Grody’s barrage of thoughts is anchored by stories of memories remarkable in their specificity, like one about her second-wave feminist response to her mother’s desire for grandchildren. A sampling of the people and ideas Grody brings up: Stanley Kunitz’s poem “The Layers”; the need to believe we do not end when we die; a galactic “collective purr” scientists discovered; Albert Einstein; Philip Roth; her long marriage with Mandy Patinkin and weathering “the brutalities of intimacy”; the handprints at Chauvet-Pont d'Arc cave; Alvin Epstein, with whom she performed Beckett’s Endgame in 2005; the poem Go to the Limits of Your Longing by Rainer Maria Rilke (“Let everything happen to you: beauty and terror…”); the word respair, meaning recovery from hopelessness.

A kaleidoscopic play

Grody’s previous solo plays, A Mom’s Life (1990) and Falling Apart…Together (2015) were also autobiographical. The Unexpected 3rd may refer to the latest turning points in Grody’s life, just when she thought her career was ending. She describes feeling grief, both as an actress aging out of steady work and as a parent (“the empty nest felt like quicksand”). Then she and Patinkin spent six months in Cape Town while he was filming Homeland. There, Grody found collaborative theater work that lifted her spirits. In The Unexpected 3rd, she doesn’t mention her inadvertent success with a project that was born during the pandemic, when the younger of their two sons, Gideon Grody-Patinkin, began filming and posting their daily lives.

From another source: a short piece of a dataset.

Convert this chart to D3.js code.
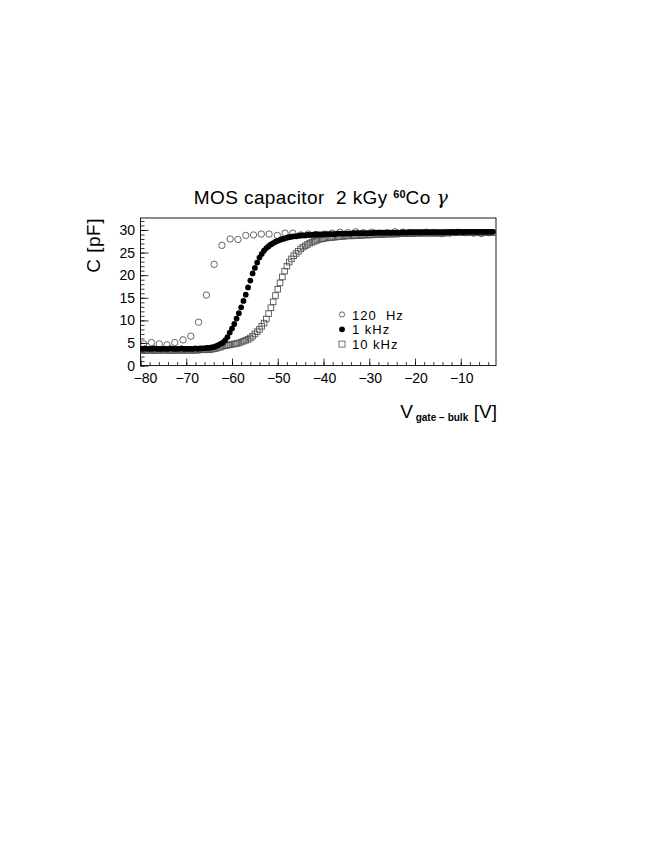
<!DOCTYPE html>
<html>
<head>
<meta charset="utf-8">
<script src="https://cdn.jsdelivr.net/npm/d3@7"></script>
<style>
  body { margin: 0; background: #fff; }
  svg { display: block; }
  text { font-family: "Liberation Sans", Arial, sans-serif; fill: #000; }
</style>
</head>
<body>
<div id="chart"></div>
<script>
// 120 Hz sweep (coarse steps)
var volts120 = [-79.3, -77.6, -75.9, -74.2, -72.5, -70.7, -69.0, -67.3, -65.6, -63.9,
  -62.2, -60.4, -58.7, -57.0, -55.3, -53.6, -51.9, -50.1, -48.4, -46.7,
  -45.0, -43.3, -41.6, -39.8, -38.1, -36.4, -34.7, -33.0, -31.3, -29.5,
  -27.8, -26.1, -24.4, -22.7, -21.0, -19.2, -17.5, -15.8, -14.1, -12.4,
  -10.7, -8.9, -7.2, -5.5, -3.8];
var cap120 = [4.8, 5.1, 4.8, 4.6, 5.1, 5.7, 6.5, 9.6, 15.6, 22.4,
  26.6, 28.0, 27.9, 28.8, 28.9, 29.1, 29.1, 28.8, 29.3, 29.3,
  28.9, 29.1, 29.0, 29.1, 29.3, 29.5, 29.4, 29.6, 29.4, 29.5,
  29.3, 29.4, 29.6, 29.5, 29.4, 29.3, 29.5, 29.4, 29.2, 29.3,
  29.5, 29.4, 29.3, 29.2, 29.4];

// 1 kHz and 10 kHz sweeps (0.5 V steps), 10 values per row = 5 V
var voltsFine = [
  -80, -79.5, -79, -78.5, -78, -77.5, -77, -76.5, -76, -75.5,
  -75, -74.5, -74, -73.5, -73, -72.5, -72, -71.5, -71, -70.5,
  -70, -69.5, -69, -68.5, -68, -67.5, -67, -66.5, -66, -65.5,
  -65, -64.5, -64, -63.5, -63, -62.5, -62, -61.5, -61, -60.5,
  -60, -59.5, -59, -58.5, -58, -57.5, -57, -56.5, -56, -55.5,
  -55, -54.5, -54, -53.5, -53, -52.5, -52, -51.5, -51, -50.5,
  -50, -49.5, -49, -48.5, -48, -47.5, -47, -46.5, -46, -45.5,
  -45, -44.5, -44, -43.5, -43, -42.5, -42, -41.5, -41, -40.5,
  -40, -39.5, -39, -38.5, -38, -37.5, -37, -36.5, -36, -35.5,
  -35, -34.5, -34, -33.5, -33, -32.5, -32, -31.5, -31, -30.5,
  -30, -29.5, -29, -28.5, -28, -27.5, -27, -26.5, -26, -25.5,
  -25, -24.5, -24, -23.5, -23, -22.5, -22, -21.5, -21, -20.5,
  -20, -19.5, -19, -18.5, -18, -17.5, -17, -16.5, -16, -15.5,
  -15, -14.5, -14, -13.5, -13, -12.5, -12, -11.5, -11, -10.5,
  -10, -9.5, -9, -8.5, -8, -7.5, -7, -6.5, -6, -5.5,
  -5, -4.5, -4, -3.5, -3];
var cap1k = [
  3.7, 3.7, 3.8, 3.7, 3.7, 3.7, 3.8, 3.7, 3.7, 3.7,
  3.7, 3.7, 3.7, 3.8, 3.7, 3.7, 3.7, 3.7, 3.8, 3.7,
  3.7, 3.7, 3.7, 3.7, 3.8, 3.7, 3.8, 3.8, 3.8, 3.9,
  3.9, 4.0, 4.1, 4.3, 4.5, 4.8, 5.1, 5.6, 6.3, 7.3,
  8.2, 9.2, 10.4, 11.6, 12.9, 14.3, 15.7, 17.3, 18.8, 20.4,
  21.6, 22.8, 23.9, 24.7, 25.4, 26.0, 26.4, 26.8, 27.1, 27.4,
  27.6, 27.8, 28.0, 28.1, 28.3, 28.4, 28.5, 28.6, 28.6, 28.7,
  28.8, 28.8, 28.8, 28.9, 28.9, 28.9, 29.0, 29.0, 29.0, 29.0,
  29.0, 29.1, 29.1, 29.1, 29.1, 29.1, 29.2, 29.2, 29.2, 29.2,
  29.2, 29.2, 29.2, 29.3, 29.3, 29.3, 29.3, 29.3, 29.3, 29.3,
  29.3, 29.3, 29.4, 29.4, 29.4, 29.4, 29.4, 29.4, 29.4, 29.4,
  29.4, 29.4, 29.4, 29.4, 29.4, 29.5, 29.4, 29.5, 29.5, 29.5,
  29.5, 29.5, 29.5, 29.5, 29.5, 29.5, 29.5, 29.5, 29.5, 29.5,
  29.5, 29.5, 29.5, 29.5, 29.5, 29.5, 29.6, 29.5, 29.5, 29.6,
  29.6, 29.5, 29.6, 29.6, 29.6, 29.6, 29.6, 29.6, 29.6, 29.6,
  29.6, 29.6, 29.6, 29.6, 29.6];
var cap10k = [
  3.4, 3.4, 3.3, 3.4, 3.4, 3.4, 3.3, 3.4, 3.4, 3.4,
  3.4, 3.4, 3.4, 3.3, 3.4, 3.4, 3.4, 3.4, 3.4, 3.4,
  3.4, 3.4, 3.4, 3.4, 3.4, 3.4, 3.5, 3.5, 3.5, 3.5,
  3.5, 3.6, 3.7, 3.8, 4.0, 4.1, 4.3, 4.4, 4.5, 4.6,
  4.7, 4.8, 4.9, 5.0, 5.2, 5.4, 5.6, 5.8, 6.1, 6.5,
  7.0, 7.5, 8.0, 8.7, 9.4, 10.3, 11.5, 12.8, 14.1, 15.5,
  16.9, 18.3, 19.6, 20.9, 22.0, 22.9, 23.6, 24.3, 24.8, 25.3,
  25.8, 26.2, 26.5, 26.8, 27.1, 27.3, 27.5, 27.7, 27.9, 28.0,
  28.1, 28.2, 28.3, 28.3, 28.4, 28.4, 28.5, 28.5, 28.6, 28.6,
  28.7, 28.7, 28.7, 28.7, 28.8, 28.8, 28.8, 28.8, 28.9, 28.9,
  28.9, 28.9, 29.0, 29.0, 29.0, 29.0, 29.0, 29.1, 29.1, 29.1,
  29.1, 29.1, 29.1, 29.2, 29.2, 29.2, 29.2, 29.2, 29.2, 29.2,
  29.3, 29.3, 29.3, 29.3, 29.3, 29.3, 29.3, 29.3, 29.3, 29.3,
  29.3, 29.3, 29.3, 29.3, 29.4, 29.4, 29.4, 29.4, 29.4, 29.4,
  29.4, 29.4, 29.4, 29.4, 29.4, 29.4, 29.4, 29.4, 29.4, 29.4,
  29.4, 29.4, 29.4, 29.4, 29.4];

var xMajorTicks = [-80, -70, -60, -50, -40, -30, -20, -10];
var yMajorTicks = [0, 5, 10, 15, 20, 25, 30];
var legendLabels = ['120  Hz', '1 kHz', '10 kHz'];

var WIDTH = 654, HEIGHT = 846;
var FRAME = { left: 140.5, right: 496, top: 218, bottom: 365.6 };
var X_DOMAIN = [-80, -2.3];
var Y_DOMAIN = [0, 32.65];
var TICK_FONT = 14;

var svg = d3.select('#chart').append('svg')
  .attr('width', WIDTH)
  .attr('height', HEIGHT);

var x = d3.scaleLinear().domain(X_DOMAIN).range([FRAME.left, FRAME.right]);
var y = d3.scaleLinear().domain(Y_DOMAIN).range([FRAME.bottom, FRAME.top]);

svg.append('clipPath').attr('id', 'plotclip')
  .append('rect')
  .attr('x', FRAME.left).attr('y', FRAME.top)
  .attr('width', FRAME.right - FRAME.left)
  .attr('height', FRAME.bottom - FRAME.top);

/** axes: ROOT style, ticks pointing inward */
var xAxisMinor = d3.axisTop(x)
  .tickValues(d3.range(-80, -2, 2))
  .tickSize(3.5).tickFormat('');
var xAxisMajor = d3.axisTop(x)
  .tickValues(xMajorTicks)
  .tickSize(7).tickFormat('');
var yAxisMinor = d3.axisRight(y)
  .tickValues(d3.range(0, 33, 1))
  .tickSize(4).tickFormat('');
var yAxisMajor = d3.axisRight(y)
  .tickValues(yMajorTicks)
  .tickSize(8).tickFormat('');

[xAxisMinor, xAxisMajor].forEach(function (ax) {
  svg.append('g')
    .attr('transform', 'translate(0,' + FRAME.bottom + ')')
    .call(ax)
    .call(function (g) { g.select('.domain').remove(); })
    .selectAll('line').attr('stroke', '#000').attr('stroke-width', 0.8);
});
[yAxisMinor, yAxisMajor].forEach(function (ax) {
  svg.append('g')
    .attr('transform', 'translate(' + FRAME.left + ',0)')
    .call(ax)
    .call(function (g) { g.select('.domain').remove(); })
    .selectAll('line').attr('stroke', '#000').attr('stroke-width', 0.8);
});

// tick labels (first x label nudged right, as in the original, to clear the "0")
svg.append('g').selectAll('text').data(xMajorTicks).enter().append('text')
  .attr('x', function (d, i) { return x(d) + (i === 0 ? 5 : 1); })
  .attr('y', 383)
  .attr('text-anchor', 'middle')
  .attr('font-size', TICK_FONT)
  .text(function (d) { return '\u2212' + Math.abs(d); });
svg.append('g').selectAll('text').data(yMajorTicks).enter().append('text')
  .attr('x', 135)
  .attr('y', function (d) { return y(d) + 5; })
  .attr('text-anchor', 'end')
  .attr('font-size', TICK_FONT)
  .text(function (d) { return d; });

// frame
svg.append('rect')
  .attr('x', FRAME.left).attr('y', FRAME.top)
  .attr('width', FRAME.right - FRAME.left)
  .attr('height', FRAME.bottom - FRAME.top)
  .attr('fill', 'none').attr('stroke', '#000').attr('stroke-width', 0.9);

/** data markers */
var plot = svg.append('g').attr('clip-path', 'url(#plotclip)');
var SQ = 5.6;

plot.append('g').selectAll('rect').data(voltsFine).enter().append('rect')
  .attr('x', function (d) { return x(d) - SQ / 2; })
  .attr('y', function (d, i) { return y(cap10k[i]) - SQ / 2; })
  .attr('width', SQ).attr('height', SQ)
  .attr('fill', 'none').attr('stroke', '#555').attr('stroke-width', 0.9);

plot.append('g').selectAll('circle').data(volts120).enter().append('circle')
  .attr('cx', function (d) { return x(d); })
  .attr('cy', function (d, i) { return y(cap120[i]); })
  .attr('r', 3.2)
  .attr('fill', 'none').attr('stroke', '#555').attr('stroke-width', 0.9);

plot.append('g').selectAll('circle').data(voltsFine).enter().append('circle')
  .attr('cx', function (d) { return x(d); })
  .attr('cy', function (d, i) { return y(cap1k[i]); })
  .attr('r', 2.9)
  .attr('fill', '#000');

/** legend */
var legend = svg.append('g').selectAll('g').data(legendLabels).enter().append('g')
  .attr('transform', function (d, i) { return 'translate(342,' + (314.5 + i * 14.8) + ')'; });
legend.each(function (d, i) {
  var g = d3.select(this);
  if (i === 0) {
    g.append('circle').attr('r', 2.6).attr('fill', 'none')
      .attr('stroke', '#555').attr('stroke-width', 0.9);
  } else if (i === 1) {
    g.append('circle').attr('r', 2.9).attr('fill', '#000');
  } else {
    g.append('rect').attr('x', -3).attr('y', -3).attr('width', 6).attr('height', 6)
      .attr('fill', 'none').attr('stroke', '#555').attr('stroke-width', 0.8);
  }
  g.append('text').attr('x', 10).attr('y', 5).attr('font-size', 13)
    .attr('letter-spacing', 1)
    .style('white-space', 'pre')
    .text(d);
});

/** titles */
var title = svg.append('text')
  .attr('x', 321).attr('y', 204)
  .attr('text-anchor', 'middle')
  .attr('font-size', 19)
  .attr('letter-spacing', 0.4)
  .style('white-space', 'pre');
title.append('tspan').text('MOS capacitor  2 kGy ');
title.append('tspan').attr('dy', -6).attr('font-size', 11).attr('font-weight', 'bold').attr('letter-spacing', 0).text('60');
title.append('tspan').attr('dy', 6).text('Co ');
title.append('tspan').attr('font-style', 'italic').attr('font-family', 'DejaVu Serif, serif').text('\u03b3');

svg.append('text')
  .attr('transform', 'translate(100,218) rotate(-90)')
  .attr('text-anchor', 'end')
  .attr('font-size', 19)
  .attr('letter-spacing', 0.5)
  .style('white-space', 'pre')
  .text('C [pF]');

var xLabel = svg.append('text')
  .attr('x', 497).attr('y', 418)
  .attr('text-anchor', 'end')
  .attr('font-size', 19)
  .style('white-space', 'pre');
xLabel.append('tspan').text('V');
xLabel.append('tspan').attr('dy', 3).attr('font-size', 10).attr('font-weight', 'bold').text(' gate \u2212 bulk  ');
xLabel.append('tspan').attr('dy', -3).text('[V]');
</script>
</body>
</html>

During the play, Grody tells us that her “mind is a mess,” and that her sons say she talks and feels too much. There lies the show’s one weak spot: afterward, we feel so much about the myriad stories and references that it’s hard to choose the weightiest. The acting is perfection, but the writing could truly sing with a touch more structure. Nevertheless, if there are any tickets still to be had—the extended run (now through October 26) is selling quickly—this kaleidoscopic play is highly recommended.

What, When, Where

The Unexpected 3rd. By Kathryn Grody. Directed by Timothy Near. Tickets start at $71. Through October 26, 2025 at the Steinbright Stage at People’s Light, 39 Conestoga Road, Malvern, Pennsylvania. (610) 644-3500 or www.peopleslight.org

Accessibility

The People’s Light campus is fully wheelchair-accessible. There will be a relaxed, ASL-interpreted, and audio-described performance of The Unexpected 3rd on Sunday, October 5, at 2pm. Smart caption glasses will be available for all performances (advance reservations required), and all performances between October 14 and October 19 will be open captioned.